Howard Pepper said...

Thanks for all the great elaboration, Irritable, and your input, Sea Raven, and your comments, Peter.

It's after freakin' 3 a.m., so I'll force myself to mainly just acknowledge the ongoing conversation, as I just did. It IS indeed stimulating. I especially like the eval. of Wilber by someone who has read him seriously (and apparently longer or further than I have), and takes him seriously, if not as "inerrant!"

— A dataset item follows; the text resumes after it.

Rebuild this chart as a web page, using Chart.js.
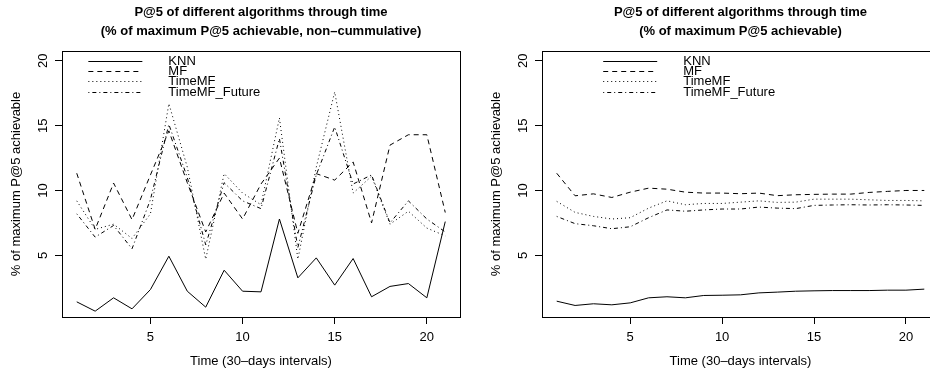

I'm up so late partly bec. I didn't want to miss any of Stephen C. Meyer (of ID authorship) on Coast to Coast AM radio until 2 a.m. Pacific... fascinating where ID is going lately. Tho I looked briefly at his site and the Discovery Inst. one, and ascertain he is probably Evangelical of one stripe or another, I also perceive that the ID movement is managing to make (or keep) itself broader than a secularized version of creationism that is often even "young earth." (The height of anti-science in my view.) Hopefully I'll later get back to elaboration on the earlier topics... it's been a wonderful "find" to run into you all.